Additionally, the NPAC SMS needs to provide logging functionality (which is documented in change order NANC 219).  This is accomplished by enabling the TCP Keepalive feature of the OTS stack software such that it recognizes an inactive association and issues an abort to the application for a given association. Since an inactive connection will appear as a stack abort to the server (in this case the NPAC SMS), logging will be done as an abort from a client (in this case the local system).

 

In summary, the requested change is for the NPAC SMS to enable the TCP Keepalive feature on all TCP connections initiated from OTS/RFC1006.

 

The TCP Keepalive feature was introduced to the HP OTS stack software in November 1999 (patch PHNE_17376). Jan 00, Jim loaded the stack patch on a test box at ESI.  He worked with Beth to test the patch.
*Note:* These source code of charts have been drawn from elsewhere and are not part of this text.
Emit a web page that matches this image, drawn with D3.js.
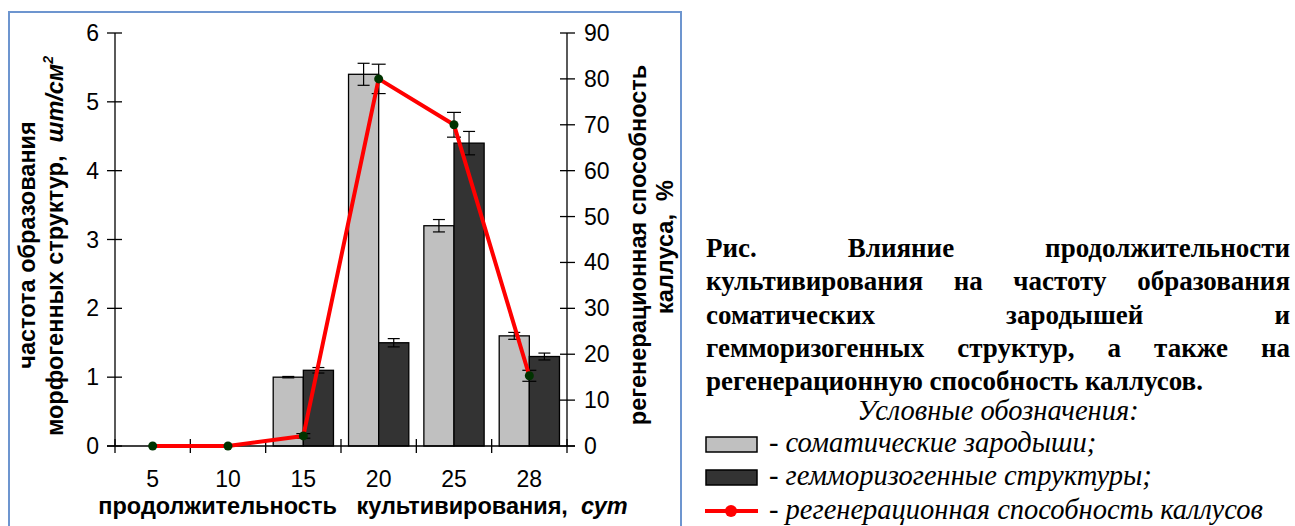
<!DOCTYPE html>
<html><head><meta charset="utf-8">
<script src="https://cdn.jsdelivr.net/npm/d3@7"></script>
<style>body{margin:0;background:#fff}svg{display:block}</style>
</head><body>
<svg id="c" width="1295" height="526"></svg>
<script>
const categories = ["5","10","15","20","25","28"];
const somatic = [0, 0, 1.0, 5.4, 3.2, 1.6];
const somaticErr = [0, 0, 0.01, 0.16, 0.09, 0.05];
const gemmo = [0, 0, 1.1, 1.5, 4.4, 1.3];
const gemmoErr = [0, 0, 0.04, 0.06, 0.17, 0.05];
const regen = [0, 0, 2.2, 80, 70, 15.3];
const regenErr = [0, 0, 0.5, 3.2, 2.7, 1.2];
const leftTicks = [0,1,2,3,4,5,6];
const rightTicks = [0,10,20,30,40,50,60,70,80,90];
const captionLines = [
  "Рис. Влияние продолжительности",
  "культивирования на частоту образования",
  "соматических зародышей и",
  "гемморизогенных структур, а также на",
  "регенерационную способность каллусов."
];
const legendTitle = "Условные обозначения:";
const legendItems = ["- соматические зародыши;", "- гемморизогенные структуры;", "- регенерационная способность каллусов"];

const svg = d3.select("#c");
const sans = "Liberation Sans, Arial, sans-serif";
const serif = "Liberation Serif, Times New Roman, serif";

// frame
svg.append("rect").attr("x",9).attr("y",12).attr("width",672).attr("height",530)
  .attr("fill","none").attr("stroke","#6d95cf").attr("stroke-width",2);

const x0 = 115, x1 = 567, yTop = 33, yBot = 446;
const x = d3.scaleBand().domain(categories).range([x0,x1]).paddingInner(0.2).paddingOuter(0.1);
const xs = d3.scaleBand().domain(["s","g"]).range([0,x.bandwidth()]);
const yL = d3.scaleLinear().domain([0,6]).range([yBot,yTop]);
const yR = d3.scaleLinear().domain([0,90]).range([yBot,yTop]);

// bars
const g = svg.append("g");
const series = [{k:"s",v:somatic,e:somaticErr,fill:"#c0c0c0"},{k:"g",v:gemmo,e:gemmoErr,fill:"#333333"}];
series.forEach(s=>{
  g.selectAll(null).data(categories).enter().append("rect")
    .attr("x",c=>x(c)+xs(s.k)).attr("width",xs.bandwidth())
    .attr("y",(c,i)=>yL(s.v[i])).attr("height",(c,i)=>yL(0)-yL(s.v[i]))
    .attr("fill",s.fill).attr("stroke","#000").attr("stroke-width",1.3);
});
// bar error bars
series.forEach(s=>{
  categories.forEach((c,i)=>{
    if(s.v[i]<=0) return;
    const cx = x(c)+xs(s.k)+xs.bandwidth()/2;
    const a = yL(s.v[i]+s.e[i]), b = yL(s.v[i]-s.e[i]);
    const eg = g.append("g").attr("stroke","#000").attr("stroke-width",1.2);
    eg.append("line").attr("x1",cx).attr("x2",cx).attr("y1",a).attr("y2",b);
    eg.append("line").attr("x1",cx-6).attr("x2",cx+6).attr("y1",a).attr("y2",a);
    eg.append("line").attr("x1",cx-6).attr("x2",cx+6).attr("y1",b).attr("y2",b);
  });
});

// axes
const ax = svg.append("g").attr("stroke","#000").attr("stroke-width",1.3);
ax.append("line").attr("x1",x0).attr("x2",x0).attr("y1",yTop).attr("y2",yBot);
ax.append("line").attr("x1",x1).attr("x2",x1).attr("y1",yTop).attr("y2",yBot);
ax.append("line").attr("x1",x0-8).attr("x2",x1+8).attr("y1",yBot).attr("y2",yBot);
leftTicks.forEach(t=>{
  ax.append("line").attr("x1",x0-8).attr("x2",x0+7).attr("y1",yL(t)).attr("y2",yL(t));
});
rightTicks.forEach(t=>{
  ax.append("line").attr("x1",x1-7).attr("x2",x1+8).attr("y1",yR(t)).attr("y2",yR(t));
});
const step = x.step();
for(let i=0;i<=categories.length;i++){
  const xx = x0 + i*step;
  ax.append("line").attr("x1",xx).attr("x2",xx).attr("y1",yBot-7).attr("y2",yBot+7);
}
const tfs = 23;
svg.selectAll(".lt").data(leftTicks).enter().append("text")
  .attr("x",x0-16).attr("y",t=>yL(t)+8).attr("text-anchor","end")
  .attr("font-family",sans).attr("font-size",tfs).text(t=>t);
svg.selectAll(".rt").data(rightTicks).enter().append("text")
  .attr("x",x1+17).attr("y",t=>yR(t)+8).attr("text-anchor","start")
  .attr("font-family",sans).attr("font-size",tfs).text(t=>t);
svg.selectAll(".xt").data(categories).enter().append("text")
  .attr("x",c=>x(c)+x.bandwidth()/2).attr("y",487).attr("text-anchor","middle")
  .attr("font-family",sans).attr("font-size",tfs).text(c=>c);

const afs = 23.5;
// x title
const xt = svg.append("text").attr("x",363).attr("y",514).attr("text-anchor","middle")
  .attr("font-family",sans).attr("font-size",afs).attr("font-weight","bold").attr("xml:space","preserve");
xt.append("tspan").text("продолжительность   культивирования,  ");
xt.append("tspan").attr("font-style","italic").text("сут");

// left titles
svg.append("text").attr("transform","translate(35,245) rotate(-90)").attr("text-anchor","middle")
  .attr("font-family",sans).attr("font-size",afs).attr("font-weight","bold").text("частота образования");
const lt2 = svg.append("text").attr("transform","translate(63,246) rotate(-90)").attr("text-anchor","middle")
  .attr("font-family",sans).attr("font-size",afs).attr("font-weight","bold").attr("xml:space","preserve");
lt2.append("tspan").text("морфогенных структур,  ");
lt2.append("tspan").attr("font-style","italic").text("шт/см");
lt2.append("tspan").attr("font-style","italic").attr("font-size",14).attr("dy",-10).text("2");

// right titles
svg.append("text").attr("transform","translate(646,245) rotate(-90)").attr("text-anchor","middle")
  .attr("font-family",sans).attr("font-size",afs).attr("font-weight","bold").text("регенерационная способность");
svg.append("text").attr("transform","translate(673,247) rotate(-90)").attr("text-anchor","middle")
  .attr("font-family",sans).attr("font-size",afs).attr("font-weight","bold").attr("xml:space","preserve").text("каллуса,  %");

// line
const cx = c=>x(c)+x.bandwidth()/2;
categories.forEach((c,i)=>{
  if(regenErr[i]<=0) return;
  const xx = cx(c), a = yR(regen[i]+regenErr[i]), b = yR(regen[i]-regenErr[i]);
  const eg = svg.append("g").attr("stroke","#000").attr("stroke-width",1.2);
  eg.append("line").attr("x1",xx).attr("x2",xx).attr("y1",a).attr("y2",b);
  eg.append("line").attr("x1",xx-7).attr("x2",xx+7).attr("y1",a).attr("y2",a);
  eg.append("line").attr("x1",xx-7).attr("x2",xx+7).attr("y1",b).attr("y2",b);
});
const line = d3.line().x((d,i)=>cx(categories[i])).y(d=>yR(d));
svg.append("path").datum(regen).attr("d",line).attr("fill","none")
  .attr("stroke","#ff0000").attr("stroke-width",4).attr("stroke-linejoin","round");
svg.selectAll(".dot").data(regen).enter().append("circle")
  .attr("cx",(d,i)=>cx(categories[i])).attr("cy",d=>yR(d)).attr("r",4.5).attr("fill","#003300");

// caption (justified)
const capX0 = 706, capX1 = 1290, capY = 257, capDy = 33.3, capFs = 27;
captionLines.forEach((ln,li)=>{
  const words = ln.split(" ");
  const y = capY + li*capDy;
  const last = li === captionLines.length-1;
  const ws = words.map(w=>{
    const t = svg.append("text").attr("y",y).attr("font-family",serif).attr("font-size",capFs)
      .attr("font-weight","bold").attr("fill","#000").text(w);
    return {t, w: t.node().getComputedTextLength()};
  });
  const total = d3.sum(ws,d=>d.w);
  const gap = last ? capFs*0.25 : (capX1-capX0-total)/(words.length-1);
  let cur = capX0;
  ws.forEach(d=>{ d.t.attr("x",cur); cur += d.w + gap; });
});

// legend
const lfs = 28.5;
svg.append("text").attr("x",998).attr("y",420).attr("text-anchor","middle")
  .attr("font-family",serif).attr("font-style","italic").attr("font-size",lfs).text(legendTitle);
const legY = [444, 477, 511];
const legFill = ["#c0c0c0","#333333"];
[0,1].forEach(i=>{
  svg.append("rect").attr("x",706).attr("y",legY[i]-7).attr("width",51).attr("height",15)
    .attr("fill",legFill[i]).attr("stroke","#000").attr("stroke-width",1.5);
});
svg.append("line").attr("x1",705).attr("x2",758).attr("y1",legY[2]).attr("y2",legY[2])
  .attr("stroke","#ff0000").attr("stroke-width",4);
svg.append("circle").attr("cx",731).attr("cy",legY[2]).attr("r",6).attr("fill","#ff0000");
legendItems.forEach((t,i)=>{
  svg.append("text").attr("x",769).attr("y",legY[i]+8).attr("font-family",serif)
    .attr("font-style","italic").attr("font-size",lfs).text(t);
});
</script>
</body></html>
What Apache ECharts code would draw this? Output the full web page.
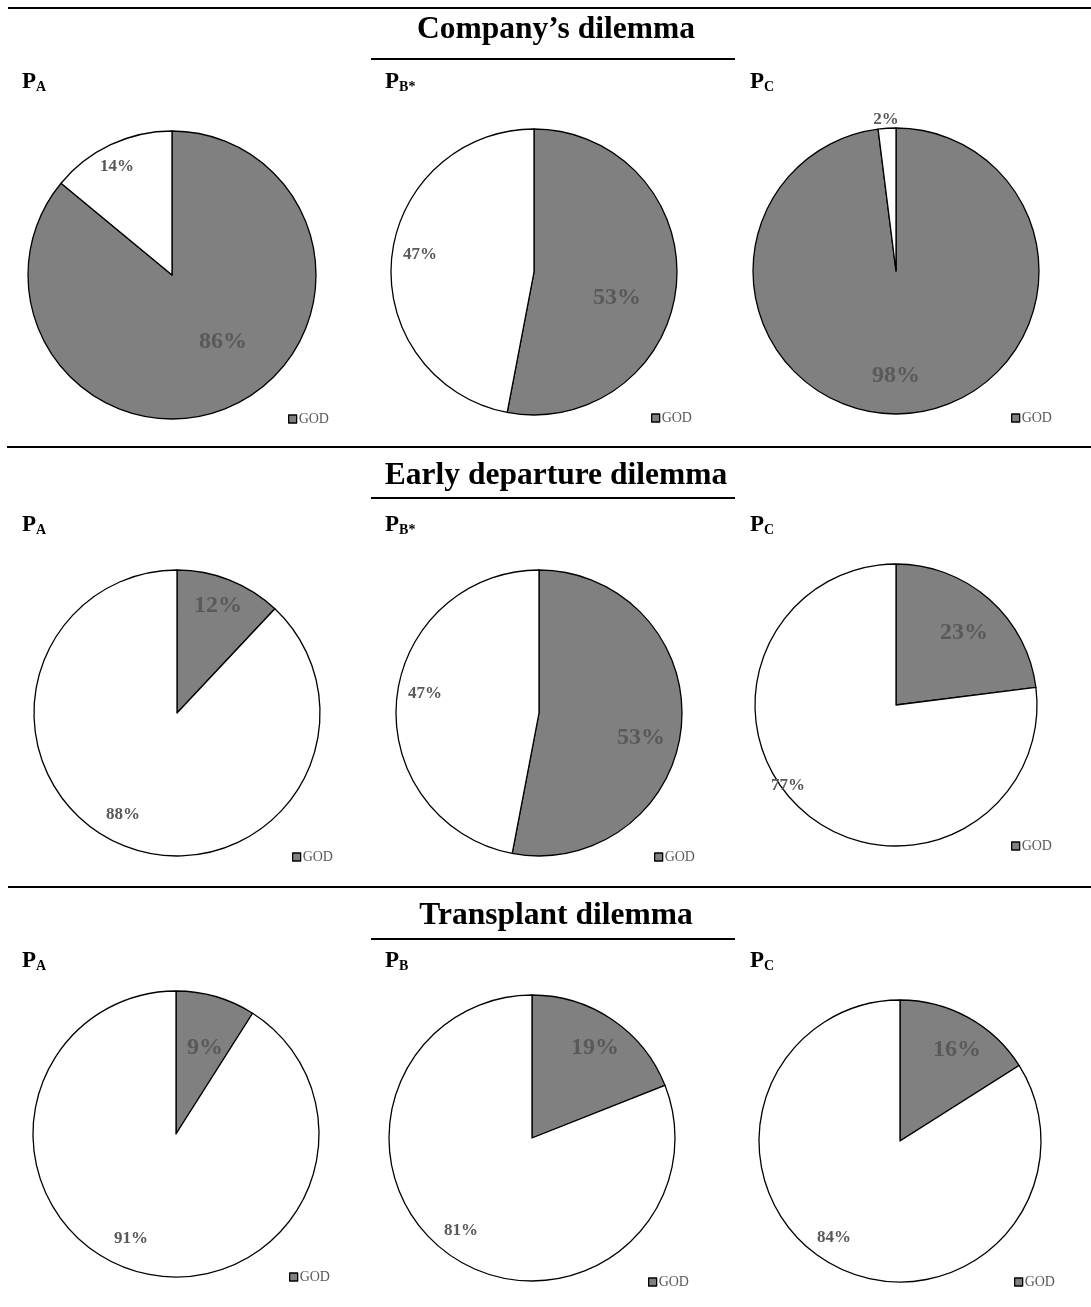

The TCP level heartbeat worked fine one-way (from NPAC to local system not supporting the patch).  Beth is planning on loading the patch on her local system and testing the other way as well.  It is believed that enabling the TCP Keepalive will solve many of the association control problems that have experienced in the production environment.

 

Feb 00, LNPA-WG meeting, the group proposes that we have a con call to discuss this further.  The desire is to have this functionality implemented prior to R4.

Final Resolution:

Pure Backwards Compatible:  YES

 

Utilizing the TCP Keepalive feature of the HP-UX OTS stack software (otsadm) involves starting the stack software with the -K option. With this feature enabled, all subsequent TCP connections initiated from OTS/RFC1006 will have the TCP_KEEPALIVE option set, which allows TCP to inform OTS/RFC1006 of lower layer failures. With the TCP Keepalive feature turned on, the OTS stack software uses the tcp_keepstart, tcp_keepfreq, and tcp_keepstop system tunables to execute the keep-alive message. The tcp_keepstart tunable is the number of seconds that a TCP connection can be idle before keep-alive packets will be sent attempting to solicit a response. When a packet is received, keep-alive packets are not longer sent unless the connection is idle again for this period of time. The tcp_keepfreq tunable is the interval in seconds at which keep-alive packets will be sent on a TCP connection once they have been started. The receipt of a packet will stop the sending of keep-alive packets. The tcp_keepstop tunable is the number of seconds keep-alive packets will be sent on a TCP connection without the receipt of a packet after which the connection will be dropped and an abort message sent up the stack to the application. The setting of these tunables apply across a machine for all TCP connections.

 

The values of the tcp_keepstart, tcp_keepfreq, and tcp_keepstop must be determined by the LNPA-WG. The default values are tcp_keepstart=7200 secs, tcp_keepfreq=75 secs, and tcp_keepstop=600 secs. In order to detect an inactive associations as soon as possible, the following values have been suggested based on current testing efforts: tcp_keepstart=60 secs, tcp_keepfreq=60 secs, and tcp_keepstop=60 secs.

 

New requirement:

 

Req 1 – NPAC SMS Monitoring of SOA and Local SMS Connections via a TCP Level Heartbeat

The NPAC SMS shall be capable of supporting a TCP Level Heartbeat via the TCP Keepalive Feature.

Related Release:

2.0.2

Status: Implemented